The announcement came a day after Troy Williams, a radio personality on WIDU 1600 AM's "Wake Up" program, sent a letter to Mayor Tony Chavonne and other city officials asking them to review the department's "grossly disproportionate" numbers and asserting that the numbers "point to the probability that injustice in our community is more than just a perception."

Williams said in an interview Wednesday that the numbers in the SBI's database are admittedly hard to believe.

The numbers show that Fayetteville police encountered force in 531 instances from Jan. 1 through Oct. 31. In comparison, Charlotte police encountered force 55 times, Durham police encountered force 39 times and Raleigh police encountered force 25 times, according to the DOJ numbers.

City officials on Wednesday said the disparity between Fayetteville and significantly larger cities was the result of an "apparent data discrepancy" between police and DOJ records.

The data was entered incorrectly by a clerk who misunderstood how to enter the data from officer reports into the database, officials said. The clerk, who no longer works for the city, apparently checked the wrong boxes under the physical resistance encounter section while inputting the data, officials said.

"She incorrectly entered the data, so it blew up our numbers tremendously," said Fayetteville police spokesman Lt. Chris Davis, who said the department actually averages only three to five incidents per month where officers encounter force. "Our numbers are showing about 10 times what we were actually doing."

Davis said the data entered for the months of April and May, for example, is clearly incorrect -- the DOJ data shows Fayetteville police encountering force 238 times in April -- a rate of nearly eight times a day.

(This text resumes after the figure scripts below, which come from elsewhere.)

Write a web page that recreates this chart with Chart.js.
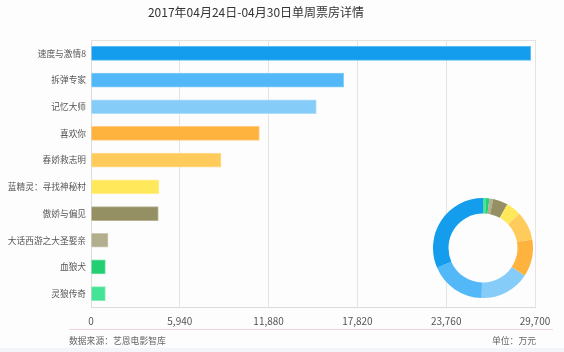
<!DOCTYPE html>
<html>
<head>
<meta charset="utf-8">
<script src="https://cdn.jsdelivr.net/npm/chart.js@4"></script>
<style>
  html, body { margin: 0; padding: 0; background: #fdfdfe; }
  #wrap { position: relative; width: 564px; height: 352px; overflow: hidden;
          font-family: "Noto Sans CJK SC", "Noto Sans", sans-serif; }
  #bar { position: absolute; left: 0; top: 0; }
  #pie { position: absolute; left: 433px; top: 198px; }
  .title { position: absolute; left: 144px; top: 3px; width: 224px; text-align: center;
           font-size: 12px; color: #333; white-space: nowrap; }
  .line { position: absolute; left: 69px; top: 329px; width: 484px; height: 1px; background: #f3d3dc; }
  .src { position: absolute; left: 69px; top: 334px; font-size: 8.8px; color: #666; }
  .unit { position: absolute; right: 28px; top: 334px; font-size: 8.8px; color: #666; }
  .band { position: absolute; left: 0; top: 348px; width: 564px; height: 4px; background: #f4f4fb; }
</style>
</head>
<body>
<div id="wrap">
  <canvas id="bar" width="564" height="352"></canvas>
  <canvas id="pie" width="100" height="100"></canvas>
  <div class="title">2017年04月24日-04月30日单周票房详情</div>
  <div class="line"></div>
  <div class="src">数据来源：艺恩电影智库</div>
  <div class="unit">单位：万元</div>
  <div class="band"></div>
</div>
<script>
// box office, 万元
const movies = ['速度与激情8', '拆弹专家', '记忆大师', '喜欢你', '春娇救志明',
                '蓝精灵：寻找神秘村', '傲娇与偏见', '大话西游之大圣娶亲', '血狼犬', '灵狼传奇'];
const boxOffice = [29410, 16900, 15070, 11260, 8700, 4550, 4500, 1140, 960, 960];
const xMax = 29700;
const xStep = 5940;

const colors = ['#149ded', '#52b8f7', '#86ccf9', '#ffb33f', '#ffcc5c',
                '#ffe85a', '#959064', '#b2ae8e', '#23cf72', '#45e396'];
const borders = ['#5bbcf3', '#86cdf9', '#aedcfb', '#ffcb80', '#ffdd92',
                 '#fff09a', '#b7b392', '#cdcab2', '#6fe0a2', '#85ecb5'];

// top edge of the plot frame
const frame = {
    id: 'frame',
    afterDraw(chart) {
        const a = chart.chartArea, c = chart.ctx;
        c.save();
        c.strokeStyle = '#e2e2e2';
        c.lineWidth = 1;
        c.beginPath();
        c.moveTo(a.left, a.top + 0.5);
        c.lineTo(a.right, a.top + 0.5);
        c.stroke();
        c.restore();
    }
};

new Chart(document.getElementById('bar'), {
    type: 'bar',
    data: {
        labels: movies,
        datasets: [{
            data: boxOffice,
            backgroundColor: colors,
            borderColor: borders,
            borderWidth: 1,
            borderSkipped: 'left',
            barThickness: 14
        }]
    },
    plugins: [frame],
    options: {
        indexAxis: 'y',
        responsive: false,
        animation: false,
        layout: { padding: { left: 0, right: 29, top: 40, bottom: 0 } },
        plugins: { legend: { display: false }, tooltip: { enabled: false } },
        scales: {
            x: {
                min: 0, max: xMax,
                afterFit: s => { s.height = 45; },
                afterBuildTicks: s => {
                    s.ticks = [];
                    for (let v = 0; v <= xMax; v += xStep) s.ticks.push({ value: v });
                },
                grid: { color: '#e4e4e4', drawTicks: false },
                border: { color: '#dcdcdc' },
                ticks: { color: '#555', padding: 8, font: { size: 10, family: 'Noto Sans CJK SC' },
                         callback: v => v.toLocaleString('en-US') }
            },
            y: {
                afterFit: s => { s.width = 91; },
                grid: { display: false, drawTicks: false },
                border: { color: '#dcdcdc' },
                ticks: { color: '#555', padding: 5, font: { size: 8.7, family: 'Noto Sans CJK SC' } }
            }
        }
    }
});

new Chart(document.getElementById('pie'), {
    type: 'doughnut',
    data: {
        labels: movies.slice().reverse(),
        datasets: [{
            data: boxOffice.slice().reverse(),
            backgroundColor: colors.slice().reverse(),
            borderWidth: 0
        }]
    },
    options: {
        responsive: false,
        animation: false,
        cutout: '69%',
        plugins: { legend: { display: false }, tooltip: { enabled: false } }
    }
});
</script>
</body>
</html>
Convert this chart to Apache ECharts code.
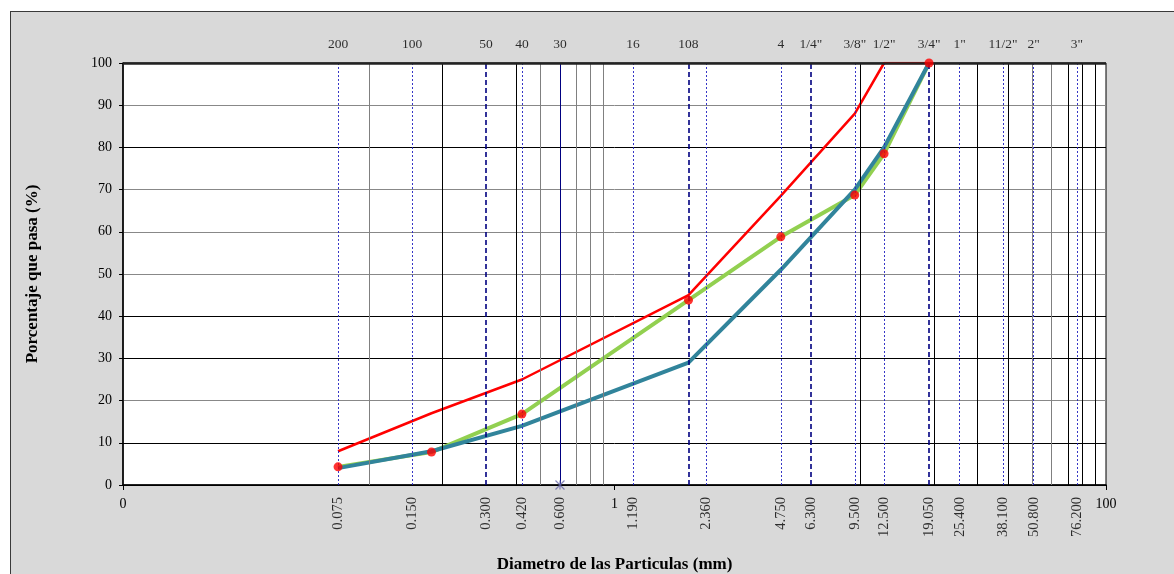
<!DOCTYPE html>
<html>
<head>
<meta charset="utf-8">
<script src="https://cdn.jsdelivr.net/npm/echarts@6/dist/echarts.min.js"></script>
<style>
  html, body { margin: 0; padding: 0; background: #ffffff; }
  #wrap { position: relative; width: 1174px; height: 574px; overflow: hidden; }
  #bg { position: absolute; left: 10px; top: 11px; width: 1300px; height: 700px;
        background: #d9d9d9; border-left: 1.5px solid #3a3a3a; border-top: 1.5px solid #3a3a3a; }
  #chart { position: absolute; left: 0; top: 0; width: 1174px; height: 574px; }
</style>
</head>
<body>
<div id="wrap"><div id="bg"></div><div id="chart"></div></div>
<script>
// ---------- DATA ----------
const sieveSizes = [0.075, 0.150, 0.300, 0.420, 0.600, 1.190, 2.000, 2.360, 4.750, 6.300, 9.500, 12.500, 19.050, 25.400, 38.100, 50.800, 76.200];
const sieveTopNames = ['200', '100', '50', '40', '30', '16', '108', '', '4', '1/4"', '3/8"', '1/2"', '3/4"', '1"', '11/2"', '2"', '3"'];
const sieveBottomNames = ['0.075', '0.150', '0.300', '0.420', '0.600', '1.190', '', '2.360', '4.750', '6.300', '9.500', '12.500', '19.050', '25.400', '38.100', '50.800', '76.200'];
const logGridValues = [0.1, 0.2, 0.4, 0.5, 0.7, 0.8, 0.9, 10, 20, 30, 40, 50, 60, 70, 80, 90];

const gradationSizes = [0.075, 0.18, 0.42, 2.0, 4.75, 9.5, 12.5, 19.05];
const upperLimit     = [8, 17, 25, 45, 68.5, 88, 100, 100];
const lowerLimit     = [4, 8, 14, 29, 51, 70, 80, 100];
const sampleGradation = [4.3, 7.8, 16.8, 43.8, 58.8, 68.7, 78.5, 100];
const asteriskPoint = [[0.6, 0]];

const xMin = 0.01, xMax = 100;

// ---------- STYLES ----------
const serif = '"Liberation Serif", "Times New Roman", serif';
const dashedSet = { '0.3': 1, '2': 1, '6.3': 1, '19.05': 1 };
const solidSet = { '0.6': 1 };
function sieveLineStyle(v) {
  const k = String(v);
  if (dashedSet[k]) return { type: [5, 3], color: '#000080', width: 1.6 };
  if (solidSet[k]) return { type: 'solid', color: '#000080', width: 1 };
  return { type: [2, 2], color: '#2020c0', width: 0.9 };
}
const darkGrid = { '0.2': 1, '0.4': 1, '10': 1, '20': 1, '30': 1, '40': 1, '70': 1, '80': 1, '90': 1 };
function gridLineStyle(v) {
  return { type: 'solid', color: darkGrid[String(v)] ? '#000000' : '#808080', width: 1 };
}
const pair = (xs, ys) => xs.map((x, i) => [x, ys[i]]);

const chart = echarts.init(document.getElementById('chart'), null, { renderer: 'canvas' });

const vLines = [];
logGridValues.forEach(v => vLines.push({ xAxis: v, lineStyle: gridLineStyle(v) }));
sieveSizes.forEach(v => vLines.push({ xAxis: v, lineStyle: sieveLineStyle(v) }));
vLines.push({ yAxis: 100, lineStyle: { type: 'solid', color: '#222', width: 2.5 } });

const option = {
  animation: false,
  backgroundColor: 'transparent',
  grid: { left: 123, right: 68, top: 63, bottom: 89, containLabel: false, outerBoundsMode: 'none',
          show: true, backgroundColor: '#ffffff', borderColor: '#000', borderWidth: 1 },
  xAxis: {
    type: 'log', logBase: 10, min: xMin, max: xMax, interval: 2,
    name: 'Diametro de las Particulas (mm)', nameLocation: 'middle', nameGap: 71,
    nameTextStyle: { fontFamily: serif, fontWeight: 'bold', fontSize: 17, color: '#000' },
    axisLine: { show: true, lineStyle: { color: '#000', width: 1.5 } },
    axisTick: { show: true, length: 5, lineStyle: { color: '#000' } },
    splitLine: { show: false },
    minorTick: { show: false },
    axisLabel: {
      fontFamily: serif, fontSize: 14, color: '#000', margin: 12,
      formatter: v => {
        const e = Math.round(Math.log10(v));
        if (e === -2) return '0';
        if (e === 0) return '1';
        if (e === 2) return '100';
        return '';
      }
    }
  },
  yAxis: {
    type: 'value', min: 0, max: 100, interval: 10,
    name: 'Porcentaje que pasa (%)', nameLocation: 'middle', nameGap: 82,
    nameTextStyle: { fontFamily: serif, fontWeight: 'bold', fontSize: 17, color: '#000' },
    axisLine: { show: true, lineStyle: { color: '#000', width: 1.5 } },
    axisTick: { show: true, length: 4, lineStyle: { color: '#000' } },
    axisLabel: { fontFamily: serif, fontSize: 14, color: '#000', margin: 11, formatter: v => String(v) },
    splitLine: { show: true, lineStyle: { width: 1, color: ['#000', '#000', '#888', '#000', '#000', '#888', '#888', '#888', '#000', '#888', '#000'] } }
  },
  series: [
    {
      name: 'guides', type: 'line', data: [], z: 1, silent: true,
      markLine: { symbol: 'none', silent: true, precision: 4, label: { show: false }, animation: false, data: vLines }
    },
    {
      name: 'topLabels', type: 'scatter', z: 5, silent: true, clip: false,
      symbolSize: 0.01, itemStyle: { color: 'transparent' },
      data: sieveSizes.map((s, i) => ({ value: [s, 100], name: sieveTopNames[i] })),
      label: { show: true, position: 'top', distance: 12, formatter: p => p.name,
               fontFamily: serif, fontSize: 13.5, color: '#000' }
    },
    {
      name: 'bottomLabels', type: 'scatter', z: 5, silent: true, clip: false,
      symbolSize: 0.01, itemStyle: { color: 'transparent' },
      data: sieveSizes.map((s, i) => ({ value: [s, 0], name: sieveBottomNames[i] })),
      label: { show: true, position: 'bottom', distance: 12, rotate: 90, align: 'right', verticalAlign: 'middle',
               formatter: p => p.name, fontFamily: serif, fontSize: 14.5, color: '#000' }
    },
    {
      name: 'Límite superior', type: 'line', z: 3, data: pair(gradationSizes, upperLimit),
      showSymbol: false, symbol: 'none', lineStyle: { color: '#ff0000', width: 2.5 }
    },
    {
      name: 'Muestra', type: 'line', z: 3, data: pair(gradationSizes, sampleGradation),
      showSymbol: false, symbol: 'none', lineStyle: { color: '#92d050', width: 4 }
    },
    {
      name: 'Límite inferior', type: 'line', z: 4, data: pair(gradationSizes, lowerLimit),
      showSymbol: false, symbol: 'none', lineStyle: { color: '#31849b', width: 4 }
    },
    {
      name: 'Puntos', type: 'scatter', z: 6, data: pair(gradationSizes, sampleGradation),
      symbol: 'circle', symbolSize: 9, itemStyle: { color: '#ff0000' }, clip: false
    },
    {
      name: 'asterisco', type: 'scatter', z: 6, data: asteriskPoint, clip: false,
      symbol: 'path://M0,0L10,10M10,0L0,10M5,0L5,10', symbolSize: 9,
      itemStyle: { color: 'transparent', borderColor: '#6a6aaa', borderWidth: 1.2 }
    }
  ]
};
chart.setOption(option);
</script>
</body>
</html>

Police have general quality control checks in place to alert supervisors to errors in reported data, but the system was not designed to catch this particular error, Davis said. The error did not appear to be intentional, he said.

As a result of the discovery, police are reviewing the 531 questionable data entries to reconcile them with actual reports, officials said. The numbers will then be submitted to the DOJ for correction.

Police also plan to conduct an audit every 30 days of department data that is sent to the DOJ to ensure the numbers are correct.

Data collection

Williams, however, said he's been communicating with city officials for months about problems with these and other police statistics, and that he now believes there are systemic problems with data collection within the city.

Williams said he thinks the city should be subject to an independent audit to fact-check its books.

"I don't trust their numbers at all right now," Williams said. "The reason why these numbers matter is because they use these numbers to justify their policing behavior to certain segments of the community, specifically the African-American community. ... It just creates a situation where the community doesn't have the kind of confidence in its police force that it should have."

The police dispute any implication that the city is intentionally manipulating its numbers.

"If we were looking to skew numbers, why would we make it look like we're out there fighting the public or the public's fighting us?" Davis said. "There's no rhyme or reason why we would intentionally make ourselves look bad."